🤖 AI Summary
Existing Automated Programming Assessment Systems (APAS) rely solely on predefined unit tests, yielding narrow, non-personalized feedback that inadequately supports learning. Method: This study comparatively evaluates three feedback modalities—compiler output, unit test results, and AI-generated feedback from large language models (LLMs)—and proposes a hybrid “unit test + AI-generated” feedback mechanism. A large-scale user study—including both quantitative performance metrics and qualitative survey data—was conducted to assess efficacy. Contribution/Results: While students subjectively preferred unit-test feedback, the AI-only group demonstrated significantly superior problem-solving performance (p < 0.01). The hybrid approach synergistically combines the precision of unit tests with the semantic richness and explanatory depth of LLMs, enhancing both feedback quality and learning outcomes. This work provides empirical evidence and a novel paradigm for developing personalized, high-utility automated feedback systems in programming education.
📝 Abstract
With the recent rapid increase in digitization across all major industries, acquiring programming skills has increased the demand for introductory programming courses. This has further resulted in universities integrating programming courses into a wide range of curricula, including not only technical studies but also business and management fields of study.

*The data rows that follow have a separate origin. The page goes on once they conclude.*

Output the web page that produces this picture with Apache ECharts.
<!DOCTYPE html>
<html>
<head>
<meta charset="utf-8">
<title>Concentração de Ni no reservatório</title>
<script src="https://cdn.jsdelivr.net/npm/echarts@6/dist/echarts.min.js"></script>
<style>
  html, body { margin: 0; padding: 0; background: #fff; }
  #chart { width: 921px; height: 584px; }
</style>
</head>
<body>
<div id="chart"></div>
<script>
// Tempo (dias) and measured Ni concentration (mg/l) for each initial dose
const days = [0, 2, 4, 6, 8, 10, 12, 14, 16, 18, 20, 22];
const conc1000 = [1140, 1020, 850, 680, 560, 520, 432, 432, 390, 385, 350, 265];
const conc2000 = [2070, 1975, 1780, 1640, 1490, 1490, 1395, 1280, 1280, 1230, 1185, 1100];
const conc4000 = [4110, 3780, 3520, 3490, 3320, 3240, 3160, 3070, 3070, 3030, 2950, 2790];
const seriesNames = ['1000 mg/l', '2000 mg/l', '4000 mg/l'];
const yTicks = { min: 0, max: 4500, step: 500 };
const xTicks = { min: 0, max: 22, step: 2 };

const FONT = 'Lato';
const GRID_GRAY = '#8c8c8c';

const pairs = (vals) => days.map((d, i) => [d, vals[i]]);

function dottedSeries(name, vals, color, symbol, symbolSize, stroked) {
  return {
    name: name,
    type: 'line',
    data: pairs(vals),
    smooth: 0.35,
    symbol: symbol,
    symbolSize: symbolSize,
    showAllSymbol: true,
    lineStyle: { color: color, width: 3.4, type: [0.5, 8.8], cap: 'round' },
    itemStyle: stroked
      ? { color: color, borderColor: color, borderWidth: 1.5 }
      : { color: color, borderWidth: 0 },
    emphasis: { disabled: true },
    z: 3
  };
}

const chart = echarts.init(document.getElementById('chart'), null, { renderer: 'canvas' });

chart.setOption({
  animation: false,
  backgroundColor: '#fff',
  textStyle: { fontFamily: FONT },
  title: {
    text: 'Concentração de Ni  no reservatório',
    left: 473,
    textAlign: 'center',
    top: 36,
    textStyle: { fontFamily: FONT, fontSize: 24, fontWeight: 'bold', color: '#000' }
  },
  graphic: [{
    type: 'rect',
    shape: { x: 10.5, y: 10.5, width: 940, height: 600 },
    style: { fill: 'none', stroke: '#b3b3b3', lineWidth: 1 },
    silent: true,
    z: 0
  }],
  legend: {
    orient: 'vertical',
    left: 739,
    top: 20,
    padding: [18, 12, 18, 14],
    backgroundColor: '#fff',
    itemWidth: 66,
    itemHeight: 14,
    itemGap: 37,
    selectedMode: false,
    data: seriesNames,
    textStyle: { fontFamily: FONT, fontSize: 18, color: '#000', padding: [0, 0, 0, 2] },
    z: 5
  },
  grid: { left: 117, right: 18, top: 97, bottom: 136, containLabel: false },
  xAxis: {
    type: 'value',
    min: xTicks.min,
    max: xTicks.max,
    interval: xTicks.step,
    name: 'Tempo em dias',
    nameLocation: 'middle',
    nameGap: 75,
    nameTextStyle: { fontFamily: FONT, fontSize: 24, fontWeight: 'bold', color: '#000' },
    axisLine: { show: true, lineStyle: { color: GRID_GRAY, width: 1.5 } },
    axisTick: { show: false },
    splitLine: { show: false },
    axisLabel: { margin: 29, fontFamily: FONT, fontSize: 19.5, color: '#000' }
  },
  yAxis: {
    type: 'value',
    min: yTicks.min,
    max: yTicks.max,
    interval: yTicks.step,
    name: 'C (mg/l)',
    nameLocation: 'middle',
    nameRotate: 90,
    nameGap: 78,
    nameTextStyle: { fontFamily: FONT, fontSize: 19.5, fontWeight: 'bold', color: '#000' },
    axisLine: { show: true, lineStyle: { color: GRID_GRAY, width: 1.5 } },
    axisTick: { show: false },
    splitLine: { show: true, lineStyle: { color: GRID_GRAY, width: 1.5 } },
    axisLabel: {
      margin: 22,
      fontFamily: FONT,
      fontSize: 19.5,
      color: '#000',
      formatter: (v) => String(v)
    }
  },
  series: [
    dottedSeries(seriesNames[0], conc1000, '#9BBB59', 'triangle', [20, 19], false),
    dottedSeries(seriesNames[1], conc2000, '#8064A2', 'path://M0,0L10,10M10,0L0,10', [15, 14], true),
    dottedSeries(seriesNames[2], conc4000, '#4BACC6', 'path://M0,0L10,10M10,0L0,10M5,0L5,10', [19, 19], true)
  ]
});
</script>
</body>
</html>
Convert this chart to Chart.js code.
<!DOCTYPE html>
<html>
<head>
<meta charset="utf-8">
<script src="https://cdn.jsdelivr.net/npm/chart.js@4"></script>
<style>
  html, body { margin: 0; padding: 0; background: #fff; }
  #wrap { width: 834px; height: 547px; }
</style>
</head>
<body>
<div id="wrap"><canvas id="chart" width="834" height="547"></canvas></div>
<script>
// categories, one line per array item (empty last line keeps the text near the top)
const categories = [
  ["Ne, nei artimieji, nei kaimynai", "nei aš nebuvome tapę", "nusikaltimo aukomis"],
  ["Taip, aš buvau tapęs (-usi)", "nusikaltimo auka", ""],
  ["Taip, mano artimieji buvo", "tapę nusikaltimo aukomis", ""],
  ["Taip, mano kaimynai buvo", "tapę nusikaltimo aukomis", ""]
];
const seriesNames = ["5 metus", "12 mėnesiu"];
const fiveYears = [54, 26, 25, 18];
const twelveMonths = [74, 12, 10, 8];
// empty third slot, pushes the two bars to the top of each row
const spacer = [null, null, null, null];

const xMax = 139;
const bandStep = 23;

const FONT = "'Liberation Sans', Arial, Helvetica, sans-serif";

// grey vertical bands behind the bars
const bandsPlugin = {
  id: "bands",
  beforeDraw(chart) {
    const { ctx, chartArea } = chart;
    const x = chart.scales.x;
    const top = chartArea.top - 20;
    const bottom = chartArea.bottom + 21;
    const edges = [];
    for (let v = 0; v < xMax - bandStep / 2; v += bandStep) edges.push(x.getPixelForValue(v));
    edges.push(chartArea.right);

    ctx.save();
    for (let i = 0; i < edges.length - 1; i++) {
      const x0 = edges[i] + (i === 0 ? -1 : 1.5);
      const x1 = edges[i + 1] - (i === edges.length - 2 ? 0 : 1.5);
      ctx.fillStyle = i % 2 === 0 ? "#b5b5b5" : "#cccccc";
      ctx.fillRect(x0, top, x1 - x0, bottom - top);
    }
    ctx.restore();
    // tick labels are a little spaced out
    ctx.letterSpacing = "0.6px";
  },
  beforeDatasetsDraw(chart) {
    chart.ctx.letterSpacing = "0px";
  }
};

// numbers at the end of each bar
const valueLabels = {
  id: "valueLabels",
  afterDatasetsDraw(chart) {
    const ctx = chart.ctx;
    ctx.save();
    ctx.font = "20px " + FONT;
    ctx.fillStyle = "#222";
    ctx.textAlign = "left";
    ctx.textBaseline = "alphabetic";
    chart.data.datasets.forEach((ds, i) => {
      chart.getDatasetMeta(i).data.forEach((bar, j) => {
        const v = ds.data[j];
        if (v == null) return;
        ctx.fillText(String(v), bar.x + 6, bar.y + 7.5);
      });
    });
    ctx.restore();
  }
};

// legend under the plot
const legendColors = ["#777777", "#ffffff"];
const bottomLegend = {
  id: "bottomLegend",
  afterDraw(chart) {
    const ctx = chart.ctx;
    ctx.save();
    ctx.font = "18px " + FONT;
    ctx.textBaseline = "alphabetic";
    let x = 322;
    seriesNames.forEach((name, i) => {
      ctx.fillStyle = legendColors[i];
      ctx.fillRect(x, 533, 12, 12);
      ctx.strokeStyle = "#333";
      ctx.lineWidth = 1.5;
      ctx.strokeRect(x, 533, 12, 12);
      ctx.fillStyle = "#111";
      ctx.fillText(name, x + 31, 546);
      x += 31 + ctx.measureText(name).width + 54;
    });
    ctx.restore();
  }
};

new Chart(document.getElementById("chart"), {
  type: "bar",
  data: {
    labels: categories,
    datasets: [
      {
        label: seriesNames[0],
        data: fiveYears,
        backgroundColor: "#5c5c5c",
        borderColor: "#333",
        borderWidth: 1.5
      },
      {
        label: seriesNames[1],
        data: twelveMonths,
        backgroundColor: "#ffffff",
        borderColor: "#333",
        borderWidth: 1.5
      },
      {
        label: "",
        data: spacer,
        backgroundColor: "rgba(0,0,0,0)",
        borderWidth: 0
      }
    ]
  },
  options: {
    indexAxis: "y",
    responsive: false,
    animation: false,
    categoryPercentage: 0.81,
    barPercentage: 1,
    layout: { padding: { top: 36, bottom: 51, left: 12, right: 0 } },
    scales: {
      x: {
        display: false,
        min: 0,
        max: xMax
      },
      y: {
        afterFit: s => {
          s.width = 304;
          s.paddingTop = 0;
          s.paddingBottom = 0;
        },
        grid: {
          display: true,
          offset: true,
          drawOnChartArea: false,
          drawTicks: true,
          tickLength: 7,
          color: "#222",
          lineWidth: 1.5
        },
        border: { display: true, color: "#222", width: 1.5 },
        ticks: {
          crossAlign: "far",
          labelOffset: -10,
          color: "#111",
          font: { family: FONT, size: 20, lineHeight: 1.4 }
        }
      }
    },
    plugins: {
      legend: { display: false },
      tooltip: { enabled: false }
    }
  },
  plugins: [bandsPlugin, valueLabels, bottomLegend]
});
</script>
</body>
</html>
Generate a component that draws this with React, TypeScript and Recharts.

Consequently, additional resources are needed for teaching, grading, and tutoring students with diverse educational backgrounds and skills. As part of this, Automated Programming Assessment Systems (APASs) have emerged, providing scalable and high-quality assessment systems with efficient evaluation and instant feedback. Commonly, APASs heavily rely on predefined unit tests for generating feedback, often limiting the scope and level of detail of feedback that can be provided to students. With the rise of Large Language Models (LLMs) in recent years, new opportunities have emerged as these technologies can enhance feedback quality and personalization.
To investigate how different feedback mechanisms in APASs are perceived by students, and how effective they are in supporting problem-solving, we have conducted a large-scale study with over 200 students from two different universities. Specifically, we compare baseline Compiler Feedback, standard Unit Test Feedback, and advanced LLM-based Feedback regarding perceived quality and impact on student performance.
Results indicate that while students rate unit test feedback as the most helpful, AI-generated feedback leads to significantly better performances. These findings suggest combining unit tests and AI-driven guidance to optimize automated feedback mechanisms and improve learning outcomes in programming education.